La crise sanitaire liée au Covid a mis en évidence la fragilité de notre industrie pharmaceutique : pénuries de masques, de médicaments, multiplication de mouvements de grève… Alors que le métier de pharmacien glisse vers le statut de métier en tension, notamment à cause des salaires et des décisions prises par les grands laboratoires pharmaceutiques, notre modèle de santé est peu à peu remis en question.
« Si les pénuries de médicaments frappaient le pays déjà quelques années avant la pandémie, celle-ci a eu à la fois un effet révélateur et amplificateur » nous explique un représentant de l’Ordre National des Pharmaciens. Information recoupée par Thibaut Desquemack et Nick Johnson du laboratoire Accord Healthcare France (fabricant d’antibiotiques et de médicaments d’oncologie) : « les médicaments touchés par les pénuries varient, mais les défauts de stocks sont devenus chroniques. La consommation des Français en médicaments a augmenté pendant que l’offre a diminué ». Voici les trois principaux médicaments touchés par ces pénuries : de nombreux antibiotiques (notamment l’amoxicilline) par manque de matières premières pour leur préparation ; l’Ozempic pour traiter les diabètes de type 2 qui a été détourné vers un autre usage, plus lucratif, à savoir les aides à la perte de poids. Et enfin, le générique Doliprane, dont Sanofi, premier industriel pharmaceutique français en recherche et développement, revend sa filière « santé grand public » au groupe CD&R, pour se concentrer sur sa recherche en cancérologie.
La rareté de certaines molécules a des effets secondaires immédiats
Dans Lille intra-muros, on compte plus de 70 pharmacies, soit une pour 2500 habitants. La hausse de la demande face à une offre raréfiée laisse nécessairement des perdants. C’est le cas des plus petites pharmacies, comme la Pharmacie Cormontaigne, qui partent désavantagées face à de plus grandes commandes. Au contraire, la Grande Pharmacie de Lille commande des stocks importants, à des tarifs avantageux. « Ce n’est pas de pharmacies dont on manque, c’est de médecins » ironise Véronique, patronne de la Pharmacie Cormontaigne. La désertification médicale empire la situation, puisque moins de médecins, c’est moins d’ordonnances, et donc moins de ventes en pharmacie.

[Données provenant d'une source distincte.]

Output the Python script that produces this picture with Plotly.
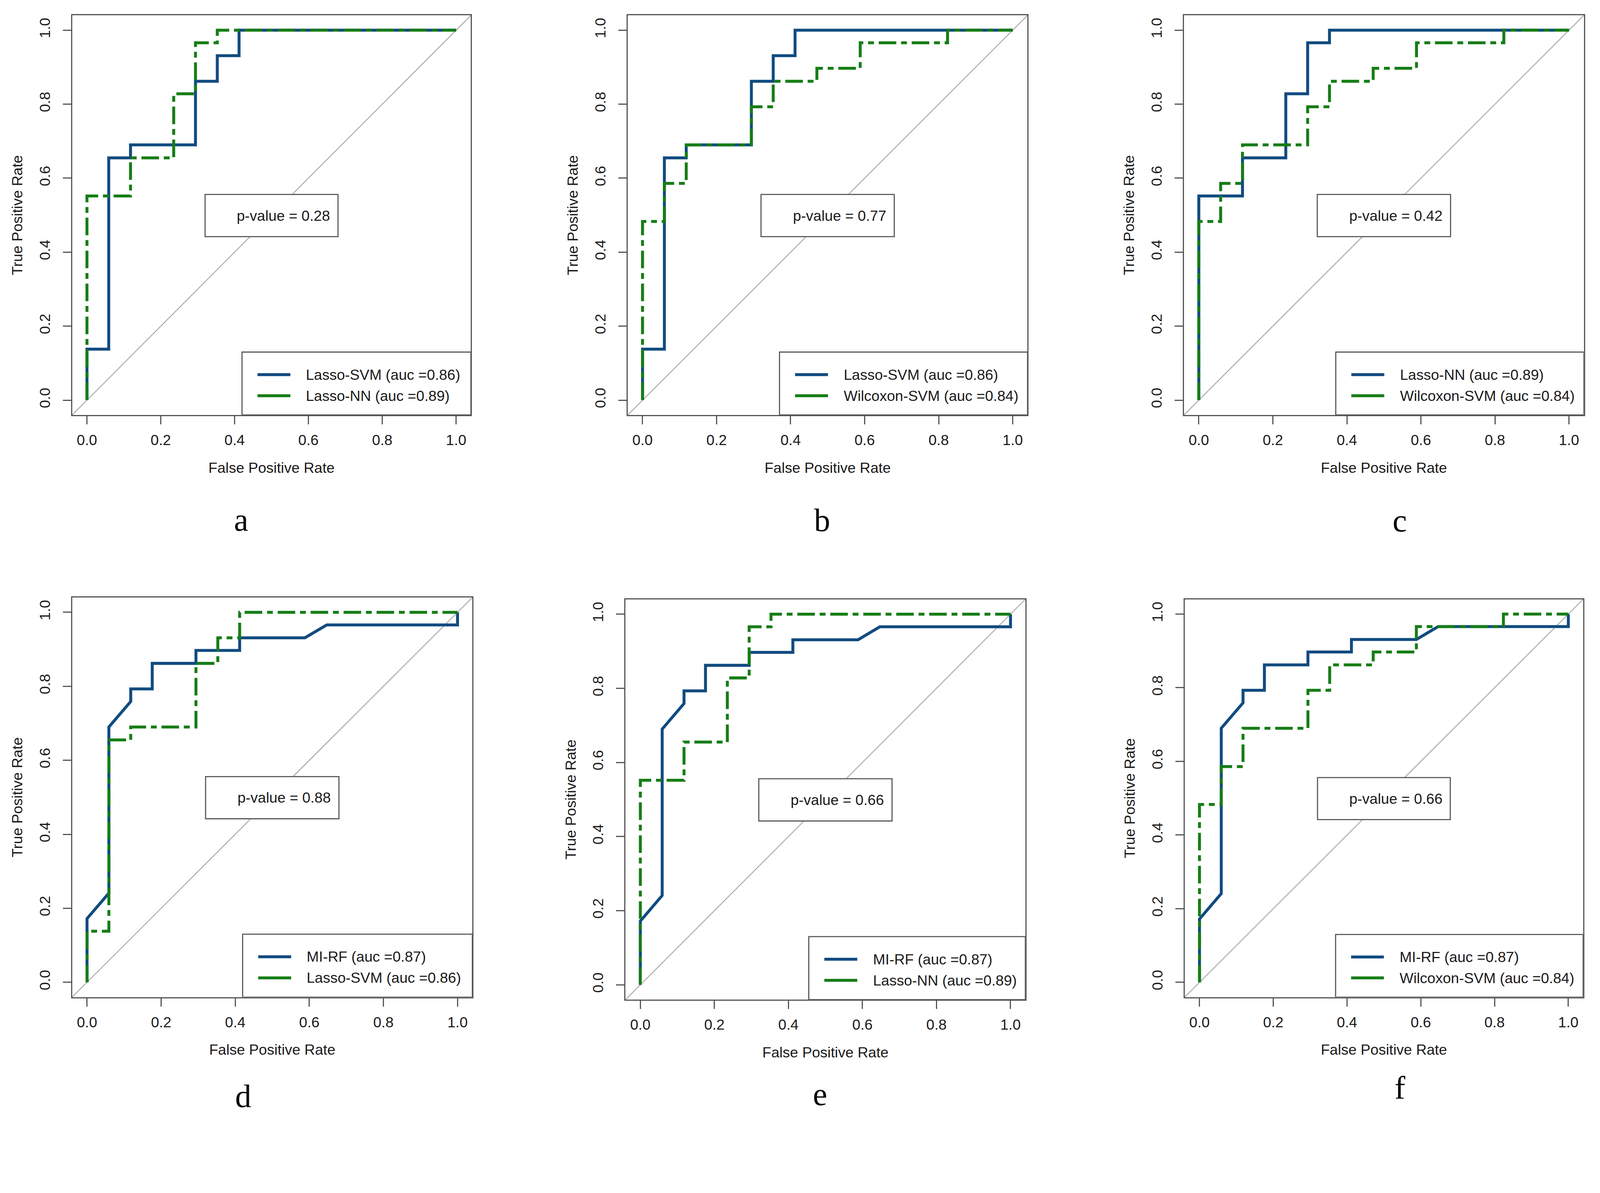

Les blouses blanches restent au placard
« Il y a un problème de renouvellement dans le métier. Il perd en attractivité auprès des nouvelles générations. Nous avons beaucoup de mal à recruter » nous explique-t-on à la Pharmacie de la Madeleine. « Certains d’entre nous sont de plus en plus concernés par les questions de salaire, le travail le samedi, le télétravail. Moi j’aime mon métier, je n’avais pas pensé à toutes ces questions-là avant de me lancer, il y a quinze ans. Mais j’ai participé aux grèves générales des pharmaciens du 30 mai ». C’est un sentiment partagé par beaucoup de pharmaciens et de préparateurs que nous avons pu interroger. Le principal problème décrié est le fait de passer la majeure partie du temps de travail dans la logistique, l’administratif et le démarchage auprès des labos pour combler les pénuries, au lieu d’être auprès de leurs patients.
Jeudi 30 mai, 90 à 100% des pharmacies en France, y compris à Lille, étaient en grève. Les syndicats de pharmaciens tels que l’USPO et la FSPF avaient appelé à se mobiliser. Historique, cette grève est la deuxième dans l’histoire de la profession en France. Face à l’inflation et la menace qui pèsent sur le métier, des hausses de salaire ont été réclamées. Aboutissement des négociations jusqu’à aujourd’hui : une hausse des salaires de 1,2%. Une proposition rejetée par les syndicats, jugée insuffisante.